What is more likely to put a brake on SVOD growth in the second half of this year is the much-awaited return of live sports broadcasting. Already organisers of NASCAR, MLB, NBA, NHL, NFL, MLS and NCAA are deliberating returns to action while most fans are still duty-bound to stay at home and watch games on TV. NBA’s final play-offs for the season will be completed at a Disney resort in Florida, bringing in much-needed impetus to ESPN’s linear service, also owned by Disney. While cable subscriptions are often expensive, they have proved irresistible to dedicated sports fans in the past which have refused to cut cords with cable operators and live pay-TV broadcasters as a result. But SVOD providers that complement their streaming video platforms with live sports coverage – such as Disney+ Hotstar in India, Sky, and Amazon Prime Video’s initial forays into Premier League soccer. NFL and tennis – could be in a much better position to thrive.
Revival of Linear TV underway?
The incursion of live sports is vital because streaming SVOD services in the US and elsewhere may be on the brink of more fundamental changes that bring traditional linear, ad-supported TV channels into the fold. AT&T chief executive John Stankey has iterated his intention to incorporate ad-supported video into WarnerMedia’s strategy while also making the platform available to other content owners in the form of revenue-share agreement. In a recent interview with Variety, Stankey has even gone as far as to say that its currently separate TV and SVOD businesses will start to “become one” over the next couple of years as HBO Max merges with AT&T TV, the live channel streaming service it launched last March as a replacement for its DirectTV satellite service which lost an estimated 4.1m customers in 2019 alone.
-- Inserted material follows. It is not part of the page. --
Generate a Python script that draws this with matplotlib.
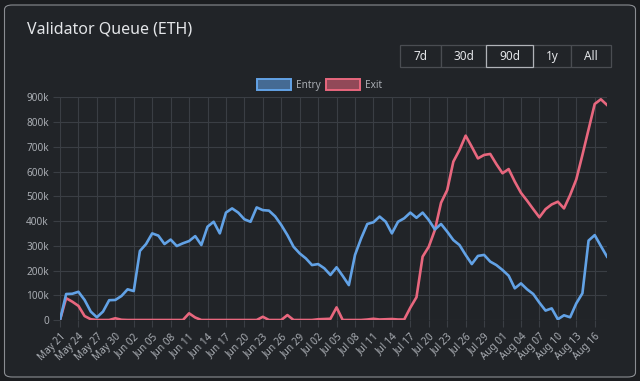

Other players are also mooting a combination of TV and SVOD businesses. Full details are yet to be announced, but both free and AVOD supported versions of Peacock will also be made available alongside Premium content with reduced programming line-ups. NBCUniversal is also said to be mulling the addition of linear TV channels to Peacock, much like others – Pluto TV and Xumo – have already done before it. It is also a strategy that Amazon Prime Video is rumoured to be considering for its IMDb TV service, though for the moment the latter remains as a free, ad-supported streaming video channel which is only available in the US via the IMDb website.
SVOD services have proved incredibly popular over the last decade, and are still set to grow from 949m globally in 2020 to 1.43bn by 2025 according to Strategy Analytics. Yet the two largest markets – the US and China – may already be approaching saturation, leading providers to look for growth in the rest of the world. Watch this space.